On the last morning of our trip, we hiked up the hilltop stairs of Golden Temple located in the middle of Shangri-La’s Old Town. A devastating fire in 2014 destroyed nearly two-thirds of the Old Town, and although newly rebuilt, the majority of shops and restaurant spaces still remained empty. At the temple, we approached the world’s largest prayer drum and watched as locals in traditional Tibetan dress walked around the wheel in prayer. With the pull ropes, my family tried to rotate the wheel. A woman noticed our futile efforts and shouted to everyone, “La! La! Yi, er, san!” (Pull! Pull! One, two, three!). With great effort, the massive drum revolved clockwise as religious tradition dictates. After a few turns, and with smiles of accomplishment all around, we said our goodbyes and headed off to the airport for home.

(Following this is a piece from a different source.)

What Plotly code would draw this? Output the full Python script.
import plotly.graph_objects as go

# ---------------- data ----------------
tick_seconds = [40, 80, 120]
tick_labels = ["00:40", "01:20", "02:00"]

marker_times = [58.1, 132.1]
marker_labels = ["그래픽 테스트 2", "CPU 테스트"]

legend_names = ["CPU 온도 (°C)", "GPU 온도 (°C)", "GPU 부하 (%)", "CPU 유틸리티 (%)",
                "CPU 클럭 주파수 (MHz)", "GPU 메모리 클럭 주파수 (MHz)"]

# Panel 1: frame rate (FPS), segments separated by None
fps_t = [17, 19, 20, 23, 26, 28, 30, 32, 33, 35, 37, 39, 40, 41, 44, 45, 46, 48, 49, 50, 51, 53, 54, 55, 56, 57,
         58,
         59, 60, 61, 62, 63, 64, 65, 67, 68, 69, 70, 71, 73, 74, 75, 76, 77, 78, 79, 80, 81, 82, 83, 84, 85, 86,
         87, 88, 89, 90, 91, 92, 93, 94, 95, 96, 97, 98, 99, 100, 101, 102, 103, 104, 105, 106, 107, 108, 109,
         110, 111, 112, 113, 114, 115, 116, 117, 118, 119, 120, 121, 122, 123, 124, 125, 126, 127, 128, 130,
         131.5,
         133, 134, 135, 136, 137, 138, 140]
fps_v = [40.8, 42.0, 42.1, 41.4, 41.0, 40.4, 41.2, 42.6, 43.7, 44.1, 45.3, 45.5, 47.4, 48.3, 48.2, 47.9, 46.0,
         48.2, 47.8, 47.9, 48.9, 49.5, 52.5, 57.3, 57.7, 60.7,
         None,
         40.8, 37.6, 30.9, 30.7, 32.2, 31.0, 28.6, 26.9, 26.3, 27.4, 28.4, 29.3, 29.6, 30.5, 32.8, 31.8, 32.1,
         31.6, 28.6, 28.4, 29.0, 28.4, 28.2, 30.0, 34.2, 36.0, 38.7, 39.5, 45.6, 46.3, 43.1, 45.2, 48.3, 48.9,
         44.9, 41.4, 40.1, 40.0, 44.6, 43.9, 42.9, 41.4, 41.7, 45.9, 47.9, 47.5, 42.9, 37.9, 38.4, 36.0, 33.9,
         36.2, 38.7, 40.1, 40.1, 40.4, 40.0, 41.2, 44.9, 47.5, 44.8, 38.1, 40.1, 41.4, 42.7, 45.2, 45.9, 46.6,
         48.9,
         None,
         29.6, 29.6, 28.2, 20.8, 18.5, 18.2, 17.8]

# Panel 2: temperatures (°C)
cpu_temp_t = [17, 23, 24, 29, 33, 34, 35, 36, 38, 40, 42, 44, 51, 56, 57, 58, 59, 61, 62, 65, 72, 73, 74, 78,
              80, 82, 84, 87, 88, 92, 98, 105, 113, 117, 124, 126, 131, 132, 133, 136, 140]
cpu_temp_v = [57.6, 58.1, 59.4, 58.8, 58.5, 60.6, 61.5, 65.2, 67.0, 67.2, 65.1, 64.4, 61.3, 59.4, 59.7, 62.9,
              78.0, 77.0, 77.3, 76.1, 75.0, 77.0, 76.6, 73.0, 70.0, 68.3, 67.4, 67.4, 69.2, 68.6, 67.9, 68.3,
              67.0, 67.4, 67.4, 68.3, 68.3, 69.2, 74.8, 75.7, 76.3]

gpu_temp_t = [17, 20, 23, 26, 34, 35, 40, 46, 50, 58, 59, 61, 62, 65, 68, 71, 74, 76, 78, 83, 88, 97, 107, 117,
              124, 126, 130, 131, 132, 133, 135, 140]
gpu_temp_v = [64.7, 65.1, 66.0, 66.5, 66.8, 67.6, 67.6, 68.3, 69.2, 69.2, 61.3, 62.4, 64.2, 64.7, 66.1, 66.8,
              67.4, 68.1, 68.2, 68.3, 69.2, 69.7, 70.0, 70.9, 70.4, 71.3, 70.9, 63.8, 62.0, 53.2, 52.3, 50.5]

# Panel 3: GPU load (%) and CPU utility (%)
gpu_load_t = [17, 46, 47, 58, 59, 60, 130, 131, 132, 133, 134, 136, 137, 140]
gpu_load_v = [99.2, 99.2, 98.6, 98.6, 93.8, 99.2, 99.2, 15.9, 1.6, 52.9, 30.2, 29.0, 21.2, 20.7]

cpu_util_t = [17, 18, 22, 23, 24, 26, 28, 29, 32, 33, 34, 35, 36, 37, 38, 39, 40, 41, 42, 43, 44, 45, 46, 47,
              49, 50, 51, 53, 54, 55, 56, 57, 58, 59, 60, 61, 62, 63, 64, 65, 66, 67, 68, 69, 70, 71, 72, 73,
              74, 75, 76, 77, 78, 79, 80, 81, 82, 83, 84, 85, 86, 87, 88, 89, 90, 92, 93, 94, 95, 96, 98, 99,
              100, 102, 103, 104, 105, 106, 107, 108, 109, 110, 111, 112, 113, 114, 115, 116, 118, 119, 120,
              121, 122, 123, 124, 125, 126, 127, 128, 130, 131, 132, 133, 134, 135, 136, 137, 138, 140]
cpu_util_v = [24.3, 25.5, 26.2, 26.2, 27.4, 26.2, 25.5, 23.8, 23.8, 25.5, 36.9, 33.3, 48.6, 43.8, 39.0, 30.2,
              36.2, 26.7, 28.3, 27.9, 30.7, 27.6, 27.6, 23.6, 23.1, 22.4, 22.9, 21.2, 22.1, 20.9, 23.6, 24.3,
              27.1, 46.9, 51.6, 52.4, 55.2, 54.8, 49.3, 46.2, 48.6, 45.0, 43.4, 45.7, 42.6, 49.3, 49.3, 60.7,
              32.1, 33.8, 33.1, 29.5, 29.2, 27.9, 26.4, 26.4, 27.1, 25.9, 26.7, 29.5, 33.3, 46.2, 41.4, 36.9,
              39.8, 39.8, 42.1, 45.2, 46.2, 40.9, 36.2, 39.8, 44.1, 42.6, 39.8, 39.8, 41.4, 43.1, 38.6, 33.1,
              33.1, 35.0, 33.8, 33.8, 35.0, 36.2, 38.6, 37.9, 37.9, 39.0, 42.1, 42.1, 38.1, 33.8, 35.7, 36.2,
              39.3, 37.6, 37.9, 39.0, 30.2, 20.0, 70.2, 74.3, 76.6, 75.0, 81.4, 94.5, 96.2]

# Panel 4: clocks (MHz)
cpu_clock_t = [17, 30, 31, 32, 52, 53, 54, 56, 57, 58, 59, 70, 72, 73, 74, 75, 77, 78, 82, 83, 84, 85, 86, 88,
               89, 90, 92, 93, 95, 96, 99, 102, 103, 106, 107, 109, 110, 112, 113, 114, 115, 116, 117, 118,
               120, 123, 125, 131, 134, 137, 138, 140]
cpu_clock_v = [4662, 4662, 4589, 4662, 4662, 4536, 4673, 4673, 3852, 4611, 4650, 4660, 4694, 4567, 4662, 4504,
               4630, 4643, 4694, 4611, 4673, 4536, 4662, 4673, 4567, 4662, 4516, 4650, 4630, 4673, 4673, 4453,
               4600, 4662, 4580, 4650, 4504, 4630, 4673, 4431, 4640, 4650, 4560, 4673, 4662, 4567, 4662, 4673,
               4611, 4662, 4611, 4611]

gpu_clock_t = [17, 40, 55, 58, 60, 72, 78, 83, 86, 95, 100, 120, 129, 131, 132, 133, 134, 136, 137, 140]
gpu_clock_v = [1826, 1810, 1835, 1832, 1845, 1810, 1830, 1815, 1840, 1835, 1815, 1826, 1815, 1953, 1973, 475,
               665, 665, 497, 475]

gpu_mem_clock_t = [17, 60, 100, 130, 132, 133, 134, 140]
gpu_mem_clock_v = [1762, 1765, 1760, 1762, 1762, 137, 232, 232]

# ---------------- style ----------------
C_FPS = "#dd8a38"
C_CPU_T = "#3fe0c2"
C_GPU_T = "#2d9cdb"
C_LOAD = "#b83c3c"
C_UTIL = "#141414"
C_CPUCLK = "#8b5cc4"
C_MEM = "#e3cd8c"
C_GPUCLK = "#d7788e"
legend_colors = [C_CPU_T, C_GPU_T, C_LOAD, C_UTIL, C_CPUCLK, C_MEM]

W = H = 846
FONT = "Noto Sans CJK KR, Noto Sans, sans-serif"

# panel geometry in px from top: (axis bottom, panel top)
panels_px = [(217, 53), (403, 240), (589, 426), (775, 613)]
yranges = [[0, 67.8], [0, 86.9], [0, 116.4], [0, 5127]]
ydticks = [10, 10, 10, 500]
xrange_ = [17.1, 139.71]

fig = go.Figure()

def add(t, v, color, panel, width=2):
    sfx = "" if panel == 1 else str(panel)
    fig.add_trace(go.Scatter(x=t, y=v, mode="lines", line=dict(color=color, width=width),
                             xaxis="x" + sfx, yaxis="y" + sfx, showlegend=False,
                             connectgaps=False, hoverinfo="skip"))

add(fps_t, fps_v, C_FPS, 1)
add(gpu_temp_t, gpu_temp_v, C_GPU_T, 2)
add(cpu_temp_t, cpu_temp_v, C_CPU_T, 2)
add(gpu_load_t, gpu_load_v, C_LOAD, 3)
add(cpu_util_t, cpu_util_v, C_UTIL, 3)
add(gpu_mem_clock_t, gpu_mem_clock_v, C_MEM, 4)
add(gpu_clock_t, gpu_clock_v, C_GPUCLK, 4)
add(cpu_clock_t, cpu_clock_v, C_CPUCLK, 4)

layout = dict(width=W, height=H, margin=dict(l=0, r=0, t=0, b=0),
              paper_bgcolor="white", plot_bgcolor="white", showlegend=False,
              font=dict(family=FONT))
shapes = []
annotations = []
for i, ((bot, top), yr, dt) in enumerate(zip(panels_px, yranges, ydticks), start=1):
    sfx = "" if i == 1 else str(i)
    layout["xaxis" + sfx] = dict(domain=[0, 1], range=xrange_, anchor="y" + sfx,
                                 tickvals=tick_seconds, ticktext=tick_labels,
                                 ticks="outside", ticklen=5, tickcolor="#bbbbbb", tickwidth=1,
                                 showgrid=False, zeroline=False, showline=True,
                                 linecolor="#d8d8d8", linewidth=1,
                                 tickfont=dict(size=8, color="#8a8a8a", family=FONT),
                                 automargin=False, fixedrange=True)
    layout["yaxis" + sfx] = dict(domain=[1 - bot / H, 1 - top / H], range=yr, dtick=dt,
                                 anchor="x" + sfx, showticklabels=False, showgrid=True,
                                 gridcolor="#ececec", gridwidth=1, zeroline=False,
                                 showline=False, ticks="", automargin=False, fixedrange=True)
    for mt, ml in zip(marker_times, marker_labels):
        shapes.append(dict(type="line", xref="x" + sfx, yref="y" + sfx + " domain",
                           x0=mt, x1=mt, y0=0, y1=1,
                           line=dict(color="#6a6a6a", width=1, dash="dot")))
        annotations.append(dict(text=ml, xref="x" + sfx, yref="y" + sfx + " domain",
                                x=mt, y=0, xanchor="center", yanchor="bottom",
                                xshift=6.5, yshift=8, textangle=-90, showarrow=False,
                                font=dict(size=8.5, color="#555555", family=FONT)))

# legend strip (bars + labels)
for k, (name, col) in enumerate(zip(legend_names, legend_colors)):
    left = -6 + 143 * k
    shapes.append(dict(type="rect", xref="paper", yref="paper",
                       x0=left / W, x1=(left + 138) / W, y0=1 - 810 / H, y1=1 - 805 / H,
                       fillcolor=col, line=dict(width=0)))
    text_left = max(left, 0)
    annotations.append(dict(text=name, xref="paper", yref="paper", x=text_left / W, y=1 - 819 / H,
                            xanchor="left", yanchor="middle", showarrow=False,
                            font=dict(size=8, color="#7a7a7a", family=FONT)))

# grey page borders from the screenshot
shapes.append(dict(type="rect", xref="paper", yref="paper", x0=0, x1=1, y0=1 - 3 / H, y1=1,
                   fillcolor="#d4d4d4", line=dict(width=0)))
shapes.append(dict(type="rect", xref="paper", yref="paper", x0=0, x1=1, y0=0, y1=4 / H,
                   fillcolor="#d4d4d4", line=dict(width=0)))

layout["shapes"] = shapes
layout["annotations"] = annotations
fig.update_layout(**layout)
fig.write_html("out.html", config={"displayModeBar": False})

Our trip gave us lifelong memories of a China that walks to the beat of a slower drum. One week was not enough to wholly savor Yunnan, so we look forward to visiting this beautiful province again.
• Tour booked through www.classictravel.net.cn
• Visit in the low season to avoid crowds (November to February)
• The altitude is around 2000 to 3000+ meters, so keep this in mind when trekking.
• Be sure to stock up on traditional handicrafts.